Never thought of using apoc.periodic.commit like this !! so clever ! (for the record, it is also in the current version of apoc, doc page here apoc.periodic.commit - APOC Documentation

now I'm wondering why you say the second option is (maybe) simpler?
what is it you like better ?

as a matter of fact it does run a little quicker (about 17s to 23s)
I'd like to know why, because if I profile runs, they are more rows and more db hit in the second option
this is for the first run

I thought maybe it is because for later runs the tendency is reversed, but if I read PROFILE right, it remains the same (see this pdf for details

also, now that you are here Pierre :grin:, if you could shed some light on my two above questions about QPP, it would be very helpful !

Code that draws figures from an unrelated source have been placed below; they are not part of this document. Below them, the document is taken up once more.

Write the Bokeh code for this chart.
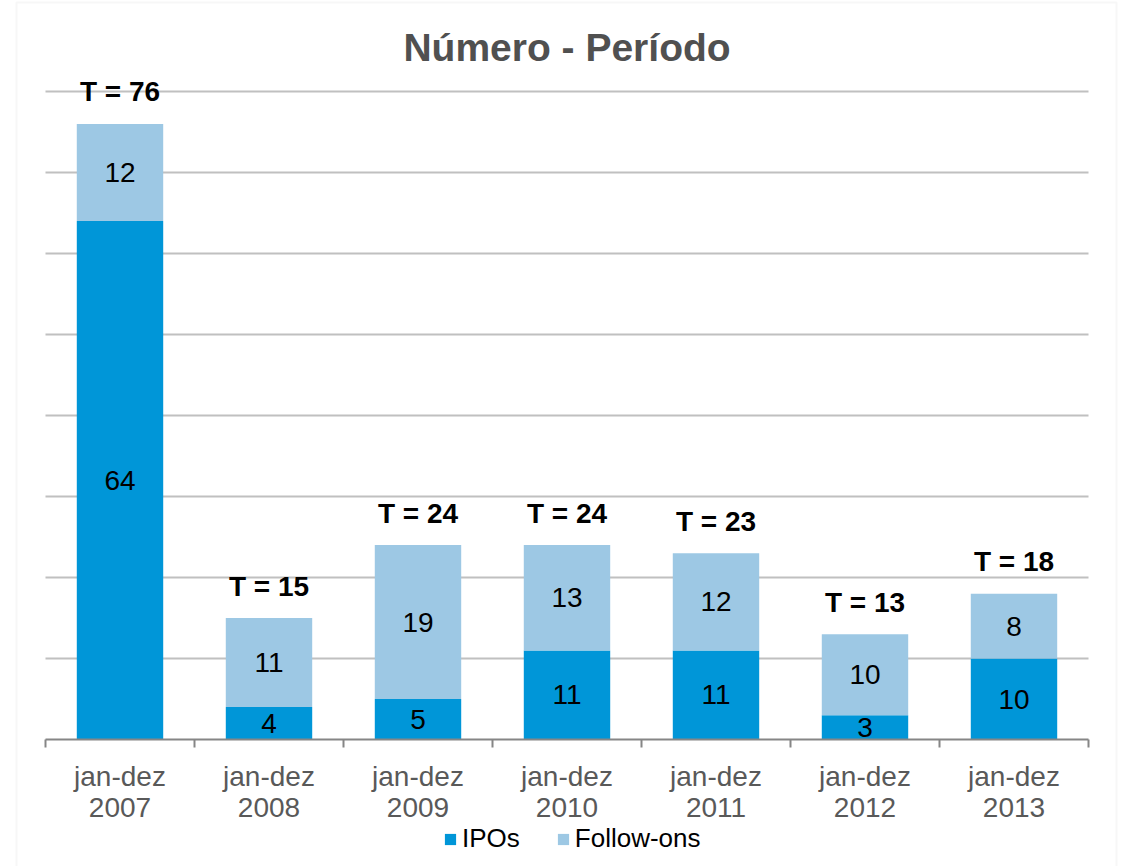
from bokeh.plotting import figure
from bokeh.models import Range1d, FixedTicker, ColumnDataSource, Legend, LegendItem, Label, BoxAnnotation
from bokeh.embed import file_html
from bokeh.resources import INLINE
from bokeh.core.properties import value

# ---- data ----
periods = ["jan-dez\n2007", "jan-dez\n2008", "jan-dez\n2009", "jan-dez\n2010",
           "jan-dez\n2011", "jan-dez\n2012", "jan-dez\n2013"]
ipos = [64, 4, 5, 11, 11, 3, 10]
follow_ons = [12, 11, 19, 13, 12, 10, 8]
totals = [76, 15, 24, 24, 23, 13, 18]
grid_values = [10, 20, 30, 40, 50, 60, 70, 80]
title_text = "Número - Período"

IPO_COLOR = "#0096D8"
FOL_COLOR = "#9DC8E4"
FONT = "Liberation Sans"

# ---- layout (pixels) ----
W, H = 1123, 866
PLOT_L, PLOT_R = 45, 1088      # horizontal extent of the category axis
BASE_Y, TOP_Y = 739, 91        # pixel rows of value 0 and value 80
n = len(periods)
px_x = (PLOT_R - PLOT_L) / n
px_y = (BASE_Y - TOP_Y) / 80.0

xs = [i + 0.5 for i in range(n)]

src = ColumnDataSource(dict(
    x=xs,
    ipo=ipos,
    fol=follow_ons,
    total=totals,
    ipo_mid=[v / 2 for v in ipos],
    fol_mid=[a + b / 2 for a, b in zip(ipos, follow_ons)],
    ipo_lbl=[str(v) for v in ipos],
    fol_lbl=[str(v) for v in follow_ons],
    tot_lbl=["T = %d" % v for v in totals],
))
gsrc = ColumnDataSource(dict(y=grid_values, x0=[0] * len(grid_values), x1=[n] * len(grid_values)))

p = figure(width=W, height=H, output_backend="svg", toolbar_location=None,
           x_range=Range1d(-PLOT_L / px_x, n + (W - PLOT_R) / px_x),
           y_range=Range1d(-(H - BASE_Y) / px_y, BASE_Y / px_y),
           min_border_left=0, min_border_right=0, min_border_top=0, min_border_bottom=0)
p.outline_line_color = None
p.background_fill_color = "white"
p.border_fill_color = "white"
p.xgrid.visible = False
p.ygrid.visible = False
p.yaxis.visible = False

# outer chart border
p.add_layout(BoxAnnotation(left=(16 - PLOT_L) / px_x, right=(1116 - PLOT_L) / px_x,
                           top=(BASE_Y - 2) / px_y, bottom=-(H + 40 - BASE_Y) / px_y,
                           fill_alpha=0, line_color="#E6E6E6", line_width=2))

# gridlines
p.segment(x0="x0", x1="x1", y0="y", y1="y", source=gsrc, line_color="#C0C0C0", line_width=2)

r_ipo, r_fol = p.vbar_stack(["ipo", "fol"], x="x", width=0.58, source=src,
                            fill_color=[IPO_COLOR, FOL_COLOR], line_color=None)

# labels inside segments
p.text(x="x", y="ipo_mid", text="ipo_lbl", source=src, text_align="center",
       text_baseline="middle", text_font=value(FONT), text_font_size="28px", text_color="black")
p.text(x="x", y="fol_mid", text="fol_lbl", source=src, text_align="center",
       text_baseline="middle", text_font=value(FONT), text_font_size="28px", text_color="black")
# totals
p.text(x="x", y="total", text="tot_lbl", source=src, text_align="center",
       text_baseline="middle", y_offset=-32, text_font=value(FONT), text_font_size="28px",
       text_font_style="bold", text_color="black")

# title
p.add_layout(Label(x=n / 2, y=(BASE_Y - 47) / px_y, text=title_text, text_align="center",
                   text_baseline="middle", text_font=FONT, text_font_size="39px",
                   text_font_style="bold", text_color="#505050"))

# x axis fixed at value 0
xa = p.xaxis[0]
xa.fixed_location = 0
xa.bounds = (0, n)
xa.ticker = FixedTicker(ticks=xs, minor_ticks=list(range(n + 1)))
xa.major_label_overrides = {x: lbl for x, lbl in zip(xs, periods)}
xa.axis_line_color = "#868686"
xa.axis_line_width = 2
xa.major_tick_line_color = None
xa.major_tick_out = 0
xa.major_tick_in = 0
xa.minor_tick_line_color = "#868686"
xa.minor_tick_line_width = 2
xa.minor_tick_out = 8
xa.minor_tick_in = 0
xa.major_label_standoff = 13
xa.major_label_text_font = FONT
xa.major_label_text_font_size = "28px"
xa.major_label_text_color = "#595959"
xa.major_label_text_line_height = 1.0

legend = Legend(items=[LegendItem(label="IPOs", renderers=[r_ipo]),
                       LegendItem(label="Follow-ons", renderers=[r_fol])],
                orientation="horizontal", location=(443, 12),
                glyph_width=14, glyph_height=14, label_standoff=5, spacing=36,
                padding=0, margin=0, border_line_color=None, background_fill_alpha=0,
                label_text_font=FONT, label_text_font_size="26px", label_text_color="black")
p.add_layout(legend)

open("out.html", "w").write(file_html(p, INLINE))
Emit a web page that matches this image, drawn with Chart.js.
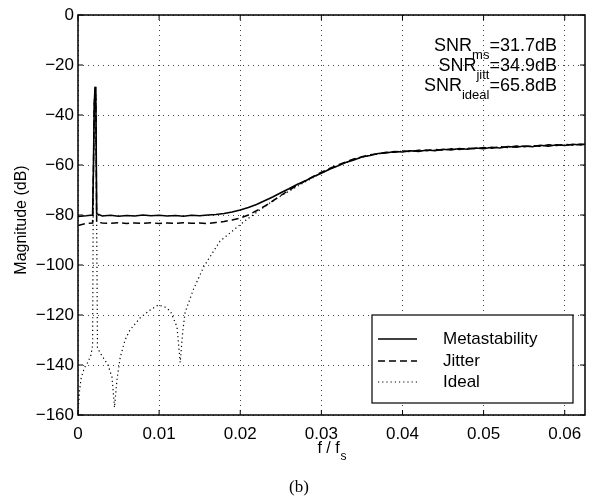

I've marked the solution for the initial question, but if someone has complementary info about my above questions concerning QPP or the difference between the 2 queries Pierre suggested, feel free to follow up !

Hi Véronique,

By simpler, I meant readable, apoc-free and Zen :person_in_lotus_position:
Basically, both are doing the same so I would have expected similar perf.
There may be a time overhead when you call apoc procedures but I'm only guessing :man_shrugging:

I forgot to answer the part about QPPs.

  1. For the first question, the answer is yes.
    It you have a pattern like
    ...(before)((x)...(y)){quantifier}(after)

The binding will be done like this:

before <---> x[0]
x[i] <---> y[i-1] when i >= 1
y[-1] <---> after

In case of a match with zero iteration of the repeating pattern:

before <---> after

I like to draw bindings as pairs of half-circles:
...◖(◗<--○-->◖){q}◗...

  1. Second question. I'd say QPPs are good when you need to filter inside the repeating pattern to prune the search space. QPPs enable you to name everything you need to tell the planner what you need.

I see no obvious way to leverage them in your case because you're writing logic for a given node depends on too many paths and that's where the complexity hides.

Last thing. If you absolutely need to make this query faster, you should consider writing a label-propagation-like procedure using the Pregel API.